I went diving on December 26th. Thailand being a primarily Buddhist country, the day before had been uneventful, but today’s date was notable- exactly three years after the devastating tsunami had destroyed so many lives here. Today things were quiet.
“I want to see a shark,” I told the dive master, as if I could just order up what I wanted the ocean to deliver. “I’ll see what I can do,” he said agreeably, then went on to explain that the place we were going to sometimes had leopard sharks and that if we were to see one, we should sit down on the bottom because they will leave if they see people swimming above them.

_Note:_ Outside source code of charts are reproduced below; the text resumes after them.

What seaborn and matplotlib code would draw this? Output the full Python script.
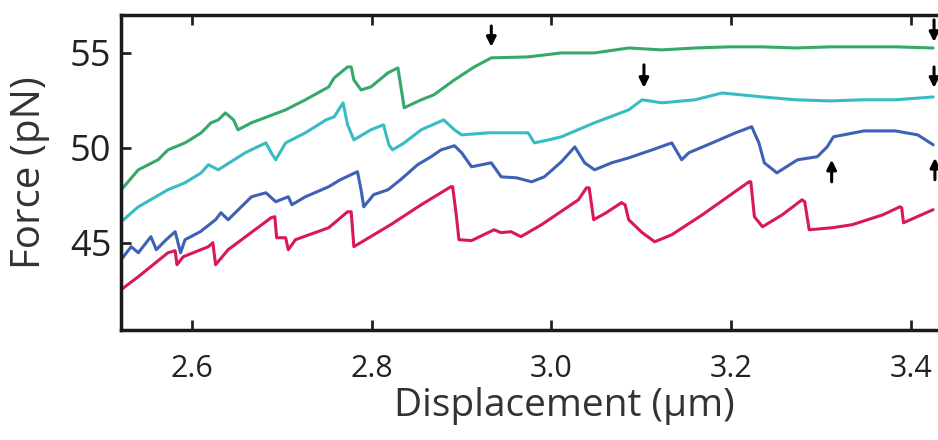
import numpy as np
import pandas as pd
import matplotlib
matplotlib.use("Agg")
import matplotlib.pyplot as plt
import seaborn as sns

# traces (displacement in um, force in pN)
green_x = [2.521, 2.540, 2.562, 2.573, 2.592, 2.610, 2.621, 2.629, 2.637, 2.646, 2.651, 2.666,
           2.704, 2.726, 2.752, 2.758, 2.773, 2.777, 2.780, 2.788, 2.799, 2.818, 2.829, 2.832,
           2.836, 2.855, 2.869, 2.892, 2.914, 2.933, 2.974, 3.011, 3.048, 3.086, 3.123, 3.160,
           3.198, 3.235, 3.272, 3.310, 3.346, 3.383, 3.425]
green_f = [47.79, 48.84, 49.37, 49.89, 50.26, 50.79, 51.32, 51.47, 51.84, 51.47, 50.95, 51.32,
           52.00, 52.53, 53.21, 53.68, 54.26, 54.26, 53.58, 53.05, 53.21, 53.95, 54.21, 53.32,
           52.11, 52.53, 52.79, 53.58, 54.26, 54.74, 54.79, 55.00, 55.00, 55.26, 55.16, 55.26,
           55.32, 55.32, 55.26, 55.32, 55.32, 55.32, 55.26]

cyan_x = [2.521, 2.540, 2.573, 2.592, 2.610, 2.618, 2.629, 2.659, 2.682, 2.688, 2.693, 2.704,
          2.726, 2.749, 2.758, 2.768, 2.773, 2.780, 2.799, 2.813, 2.819, 2.823, 2.836, 2.855,
          2.880, 2.892, 2.900, 2.930, 2.974, 2.981, 2.997, 3.011, 3.048, 3.086, 3.101, 3.123,
          3.160, 3.190, 3.235, 3.272, 3.310, 3.346, 3.383, 3.425]
cyan_f = [46.11, 46.89, 47.79, 48.16, 48.68, 49.11, 48.84, 49.74, 50.26, 49.74, 49.37, 50.26,
          50.79, 51.47, 51.63, 52.37, 51.21, 50.42, 50.95, 51.21, 50.16, 49.89, 50.26, 50.95,
          51.47, 50.95, 50.68, 50.79, 50.79, 50.26, 50.42, 50.58, 51.32, 52.00, 52.53, 52.37,
          52.53, 52.89, 52.68, 52.53, 52.47, 52.53, 52.53, 52.68]

blue_x = [2.521, 2.532, 2.540, 2.554, 2.560, 2.571, 2.581, 2.587, 2.592, 2.609, 2.626, 2.632,
          2.640, 2.666, 2.682, 2.693, 2.707, 2.711, 2.726, 2.752, 2.765, 2.784, 2.788, 2.791,
          2.802, 2.818, 2.832, 2.851, 2.866, 2.877, 2.892, 2.900, 2.911, 2.933, 2.944, 2.961,
          2.978, 2.992, 3.011, 3.026, 3.037, 3.048, 3.067, 3.086, 3.112, 3.134, 3.145, 3.153,
          3.179, 3.205, 3.223, 3.227, 3.231, 3.237, 3.251, 3.274, 3.296, 3.307, 3.314, 3.348,
          3.383, 3.408, 3.425]
blue_f = [44.11, 44.79, 44.47, 45.32, 44.63, 45.16, 45.58, 44.47, 45.16, 45.58, 46.21, 46.58,
          46.21, 47.42, 47.63, 47.16, 47.42, 47.00, 47.42, 47.95, 48.32, 48.74, 47.79, 46.89,
          47.53, 47.79, 48.32, 49.11, 49.53, 49.89, 50.11, 49.74, 49.00, 49.21, 48.47, 48.42,
          48.21, 48.47, 49.26, 50.05, 49.21, 48.84, 49.21, 49.47, 49.89, 50.26, 49.37, 49.74,
          50.26, 50.79, 51.11, 50.68, 50.26, 49.21, 48.68, 49.37, 49.53, 50.05, 50.58, 50.89,
          50.89, 50.68, 50.16]

red_x = [2.521, 2.540, 2.573, 2.581, 2.583, 2.590, 2.618, 2.623, 2.626, 2.640, 2.688, 2.692,
         2.694, 2.704, 2.707, 2.715, 2.752, 2.773, 2.777, 2.780, 2.821, 2.855, 2.888, 2.890,
         2.894, 2.897, 2.911, 2.936, 2.944, 2.955, 2.966, 2.989, 3.030, 3.039, 3.042, 3.047,
         3.061, 3.078, 3.082, 3.086, 3.101, 3.115, 3.134, 3.168, 3.220, 3.222, 3.226, 3.235,
         3.257, 3.279, 3.282, 3.287, 3.313, 3.335, 3.369, 3.388, 3.390, 3.392, 3.425]
red_f = [42.53, 43.21, 44.47, 44.58, 43.84, 44.26, 44.79, 45.00, 43.84, 44.63, 46.32, 46.37,
         45.26, 45.26, 44.63, 45.16, 45.79, 46.63, 46.63, 44.79, 45.95, 47.00, 47.95, 47.95,
         46.47, 45.16, 45.11, 45.68, 45.53, 45.58, 45.32, 45.95, 47.26, 47.89, 47.89, 46.21,
         46.58, 47.11, 47.00, 46.21, 45.53, 45.05, 45.42, 46.47, 48.21, 48.21, 46.37, 45.84,
         46.47, 47.26, 47.16, 45.68, 45.79, 45.95, 46.47, 46.89, 46.84, 46.05, 46.74]

trace_names = ["green", "cyan", "blue", "red"]
trace_colors = ["#35a86a", "#38bcc4", "#3d62b5", "#d8175e"]

# arrows: (x, tail force, head force)
arrow_x = [2.933, 3.103, 3.426, 3.426, 3.312, 3.427]
arrow_tail = [56.42, 54.37, 56.74, 54.26, 48.21, 48.32]
arrow_head = [55.32, 53.16, 55.58, 53.16, 49.37, 49.47]

xticks = [2.6, 2.8, 3.0, 3.2, 3.4]
yticks = [45, 50, 55]


def main():
    frames = []
    for name, xs, fs in zip(trace_names, [green_x, cyan_x, blue_x, red_x],
                            [green_f, cyan_f, blue_f, red_f]):
        frames.append(pd.DataFrame({"x": xs, "force": fs, "trace": name}))
    df = pd.concat(frames, ignore_index=True)

    sns.set_style("ticks")
    plt.rcParams["font.family"] = ["Open Sans", "DejaVu Sans"]

    fig = plt.figure(figsize=(9.38, 4.40), dpi=100)
    ax = fig.add_axes([0.129, 0.25, 0.875, 0.716])

    sns.lineplot(data=df, x="x", y="force", hue="trace", hue_order=trace_names,
                 palette=dict(zip(trace_names, trace_colors)), estimator=None,
                 sort=False, lw=2.2, legend=False, ax=ax)

    for xa, t, h in zip(arrow_x, arrow_tail, arrow_head):
        ax.annotate("", xy=(xa, h), xytext=(xa, t),
                    arrowprops=dict(arrowstyle="-|>", color="black", lw=2.2,
                                    mutation_scale=14, shrinkA=0, shrinkB=0))

    ax.set_xlim(2.5207, 3.4346)
    ax.set_ylim(40.4, 57.0)
    ax.set_xticks(xticks)
    ax.set_xticklabels([f"{v:.1f}" for v in xticks])
    ax.set_yticks(yticks)

    ax.set_xlabel("Displacement (\u03bcm)", fontsize=28, color="#333333")
    ax.xaxis.set_label_coords(0.54, -0.18)
    ax.set_ylabel("Force (pN)", fontsize=29, color="#333333")
    ax.yaxis.set_label_coords(-0.087, 0.5)

    ax.tick_params(axis="x", direction="in", length=7, width=2, top=True,
                   labelsize=22, colors="#222222", pad=17)
    ax.tick_params(axis="y", direction="in", length=7, width=2,
                   labelsize=26, colors="#222222", pad=7)

    for side in ["left", "top", "bottom"]:
        ax.spines[side].set_linewidth(2.5)
        ax.spines[side].set_color("#1a1a1a")
    ax.spines["right"].set_visible(False)

    fig.savefig("out.png", dpi=100)


if __name__ == "__main__":
    main()
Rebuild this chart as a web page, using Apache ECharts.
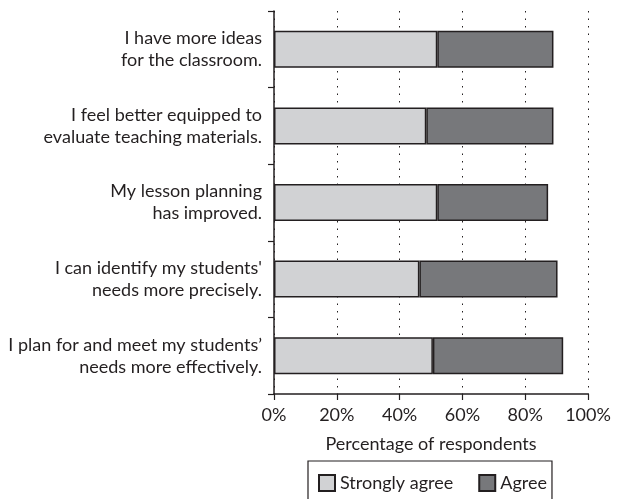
<!DOCTYPE html>
<html><head><meta charset="utf-8">
<script src="https://cdn.jsdelivr.net/npm/echarts@6/dist/echarts.min.js"></script>
<style>html,body{margin:0;padding:0;background:#fff}#c{width:621px;height:499px}</style>
</head><body><div id="c"></div>
<script>
const categories = [
  "I have more ideas\nfor the classroom.",
  "I feel better equipped to\nevaluate teaching materials.",
  "My lesson planning\nhas improved.",
  "I can identify my students'\nneeds more precisely.",
  "I plan for and meet my students\u2019\nneeds more effectively."
];
const stronglyAgree = [52, 48.5, 52, 46.3, 50.6];
const agree = [37, 40.5, 35.3, 44, 41.5];
const xTicks = [0, 20, 40, 60, 80, 100];

const FONT = 'Lato';
const chart = echarts.init(document.getElementById('c'), null, {renderer: 'canvas'});
chart.setOption({
  animation: false,
  textStyle: {fontFamily: FONT, color: '#231f20'},
  grid: {left: 274, right: 33, top: 11, bottom: 105, containLabel: false},
  xAxis: {
    type: 'value', min: xTicks[0], max: xTicks[xTicks.length - 1], interval: 20,
    name: 'Percentage of respondents', nameLocation: 'middle', nameGap: 41,
    nameTextStyle: {fontSize: 18, color: '#231f20', fontFamily: FONT},
    axisLine: {show: true, lineStyle: {color: '#231f20', width: 1.5}},
    axisTick: {show: true, length: 6, lineStyle: {color: '#231f20', width: 1.2}},
    axisLabel: {fontSize: 18, color: '#231f20', formatter: '{value}%', margin: 12, fontFamily: FONT},
    splitLine: {show: true, lineStyle: {type: [1.5, 6], color: '#231f20', width: 1}}
  },
  yAxis: {
    type: 'category', data: categories, inverse: true,
    axisLine: {show: true, lineStyle: {color: '#231f20', width: 1.5}},
    axisTick: {show: true, length: 6, lineStyle: {color: '#231f20', width: 1.2}},
    axisLabel: {fontSize: 18, color: '#231f20', lineHeight: 22, align: 'right', margin: 12, fontFamily: FONT},
    splitLine: {show: false}
  },
  legend: {
    top: 461, left: 308,
    data: ['Strongly agree', 'Agree'],
    itemWidth: 16, itemHeight: 16, itemGap: 25,
    borderColor: '#231f20', borderWidth: 1.2, padding: [13, 5, 20, 10],
    textStyle: {fontSize: 18, color: '#231f20', fontFamily: FONT},
    icon: 'rect'
  },
  series: [
    {name: 'Strongly agree', type: 'bar', stack: 'a', data: stronglyAgree, barWidth: 37,
     itemStyle: {color: '#d1d2d4', borderColor: '#231f20', borderWidth: 1.5}},
    {name: 'Agree', type: 'bar', stack: 'a', data: agree, barWidth: 37,
     itemStyle: {color: '#77787b', borderColor: '#231f20', borderWidth: 1.5}}
  ]
});
</script></body></html>
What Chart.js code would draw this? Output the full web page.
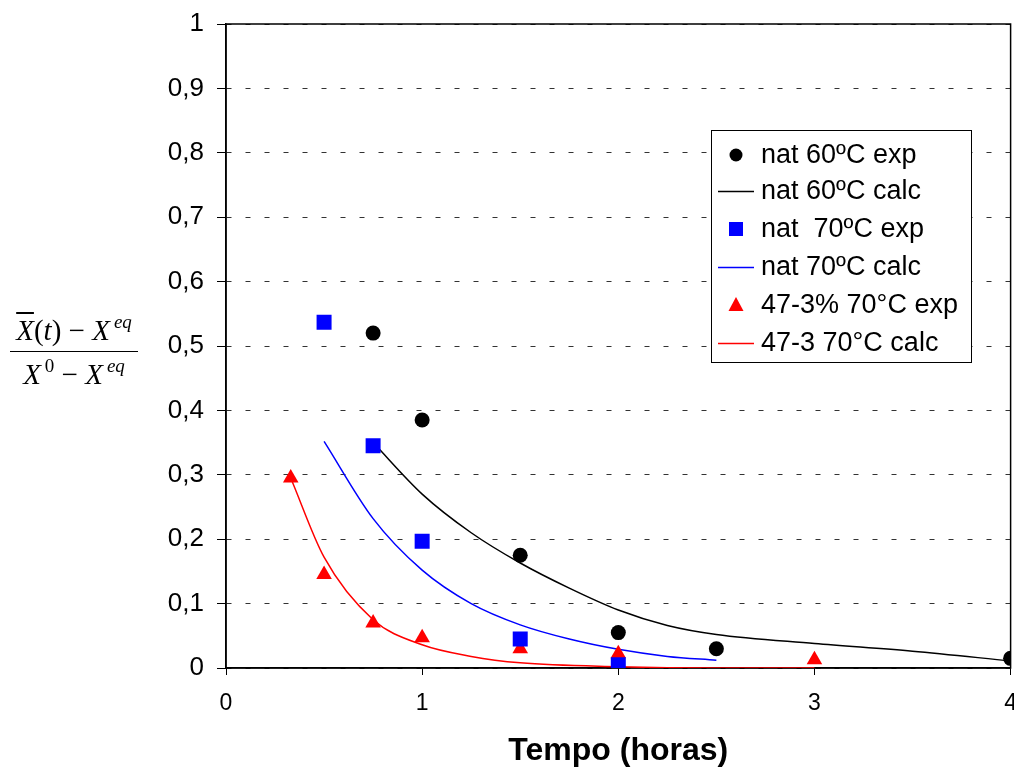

A giant step off the back of the boat and I was descending through the warm, clear water. Immediately, as if wanting nothing more than to grant my wish, a leopard shark appeared in front of me. Leopard sharks are four to five feet long, harmless to humans and beautiful with spotted skin that earns them their name. I tucked my fins behind me so as to not stir up any dust and sank down, kneeling on the sandy bottom. The ever-so-accommodating shark came and sat in the sand right in front of me. I’m surprised my regulator didn’t fall out of my mouth from the grin on my face. It was thrilling.
It wasn’t so different from that first time I went snorkeling as a eight-year-old. Once again I was surprised and delighted. Once again the ocean delivered more than I dared to expect.